Tantangan yang dihadapi oleh para gembala dalam mengejawantah spiritualitas kegembalaannya adalah kelemahan-kelemahan manusiawinya dalam melayani sebagai gembala. Kelemahan para gembala diungkapkan dengan jelas oleh nabi Yeremia yakni para gembala yang mudah melepaskan sekaligus melupakan tugas dan tanggung jawabnya. Para gembala seperti ini mudah membiarkan kambing domba gembalaan milik Tuhan hilang dan terserak! (Yer 23:1). Banyak umat sebagai domba sering mengeluhkan para gembalanya yang tidak bisa diandalkan sebagai abdi atau pelayan Tuhan dan sesama. Pelayanan para gembala tidak terencana, dadakan, tanpa prioritas dan suka memilah-milah siapa yang dilayaninya.

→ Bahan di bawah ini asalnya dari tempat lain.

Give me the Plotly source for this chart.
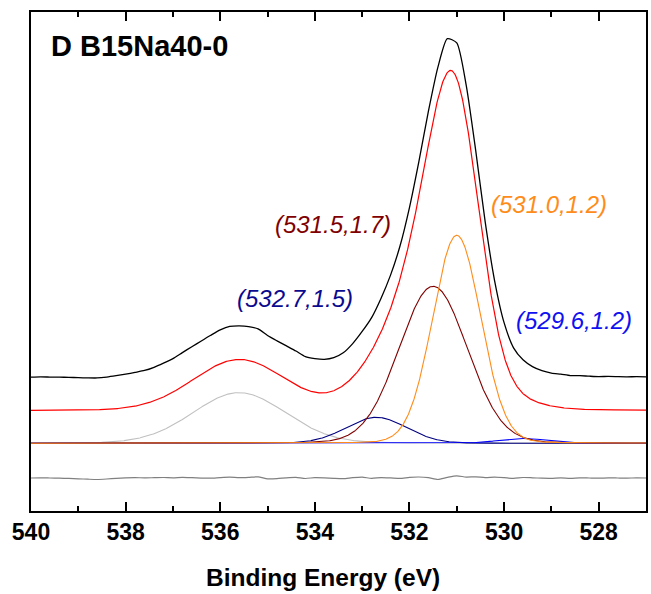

Ini boleh dikatakan sebagai kelemahan para gembala sepanjang masa.

Tuhan adalah gembala yang baik dan Dia tidak menghendaki mentalitas pelayanan para gembala seperti ini. Reaksi keras Tuhan adalah pertama, Tuhan akan membalaskan kepada para gembala perbuatan-perbuatan mereka yang jahat (Yer 23:2), Kedua, Tuhan sebagai gembala yang baik akan akan mengumpulkan kambing dan domba dan mengantarnya sendiri ke padang supaya berkembang biak (Yer 23:3). Ketiga, Tuhan akan mengangkat sendiri gembala-gembala untuk menggembalakan kambing dan domba ini (Yer 23:4). Keempat, Tuhan sendiri akan menumbuhkan tunas adil dari Daud yang menjadi sosok Gembala baik yaitu Yesus sang Anak Allah di masa depan. Semua ini adalah reaksi keras yang dilakukan Tuhan bagi para gembala yang tidak bertanggung jawab dalam tugas penggembalaan dan juga pelayanan mereka.

Lalu apa yang harus dilakukan para gembala untuk tetap setia dalam menjalani spiritualitasnya? Pertama, para gembala itu harus bisa mendengar sabda dan melakukannya di dalam hidupnya. Domba-domba bisa mengenal perkataan Tuhan dan melakukannya kalau gembalanya sudah lebih mahir dalam mendengar dan melakukan sabda. Kedua, Para gembala itu berusaha untuk membangun rasa keadilan dalam diri para domba gembalaannya. Rasa keadilan ini berkatian dengan semangat melayani dengan hati sang gembala baik. Melayani semua orang tanpa kekecualian. Ketiga, Para gembala membawa kesejukan, damai dan sukacita. Yesus adalah damai kita maka tugas para gembala adalah membawa damai Tuhan dan biarkan semua orang merasakan dan mengalami damai Tuhan. Keempat, para gembala itu harus berbau domba. Dia menyatu dengan domba dan berusaha untuk menyelamatkan domba-dombanya.

Pada hari ini kita semua dipanggil untuk belajar menghayati spiritualitas Gembala baik berdasarkan panggilan kita masing-masing. Kalau anda sebagai orang tua, pendidik, ASN maka jadilah gembala yang baik dalam tugas pelayananmu melalui kehadiran aktif, kejujuran dan ketekunan. Saya sebagai imam mewujudkan imamat dan tugas kegembalaan saya seperti Yesus sang Gembala baik.